A little while ago I asked about the P250 vs. the XDM to the board and now I'm deciding between the P250 subcompact and the SP2022, both in .40 S&W. Is there a significant difference in size? I will be carrying occasionally but mostly for home defense and range shooting. You guys helped me before, so I'm asking again!!! Thanks in advance!!!


----------



## chessail77

In the case the P250 sub is quite a bit smaller, but has the advantage of being used to create several different pistols anytime you choose...the triggers are quite a bit different as the 2022 is da/sa and the 250 is a dao/double action only


----------



## hud35500

I concur with chessail77. The trigger takes some practice, but you can do so much with it. Here's a photo of my own creation. I took a 250 compact grip module, cut 1/2" off the dust cover, then put a sub-compact slide on it. For me, it's the perfect carry gun.


----------



## snotzzz

thanks guys. that pic is just downright sexy!!!!


----------



## dondavis3

Here's my 2022










I've owned a P250 and really tried to like it, but I was just not as accurate with the P250 as with my other Sig's.
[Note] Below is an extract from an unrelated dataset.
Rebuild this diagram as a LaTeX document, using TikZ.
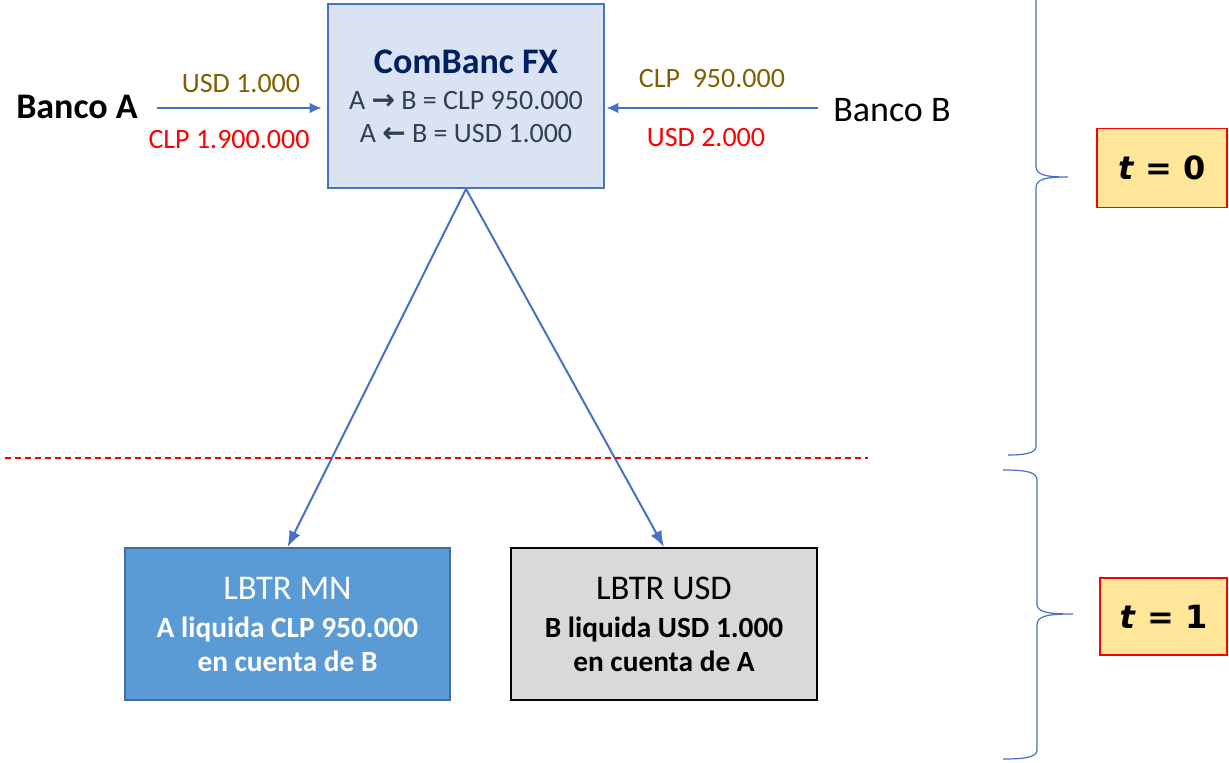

I've been told I could learn the trigger .. but I didn't.

:smt1099


----------



## jakeleinen1

I am also trying to make a decision about this, I have been shooting so much I think i need (want) another firearm

Currently on Budsgunshop:

Sig P250 is $360, it is a LONG double action only, with two mags

Sig Pro SP2022 is $399, it is a sweet DA/ SA trigger, with only one mag

So its a hard decision, I might just opt instead for the Jericho 941


----------



## Ragnar

Looks like 369.00 for NIB SP2022 that comes with a free laser sight is a good deal, on a good piece. Been a GLOCK person for over 7 years, but this seemed like a deal too good to pass up. adventureoutdoors.com in Marietta GA. Wont ship out of state.


----------



## Rockhound

I was recently in the market for a new 9mm. I went with a 2022 for several reasons:

1. Cost
2. DA/SA trigger (I prefer this compared to DAO and striker-fired)
3. Exposed hammer (I'm a little old-fashioned)
4. Sig reputation

I would rather have a metal frame as opposed to a polymer frame, but then I did not want to buy a P226 for twice the cost. The SP2022 fit all my criteria.


----------



## hud35500

The 2022 is a fine handgun. You will not be disappointed.


----------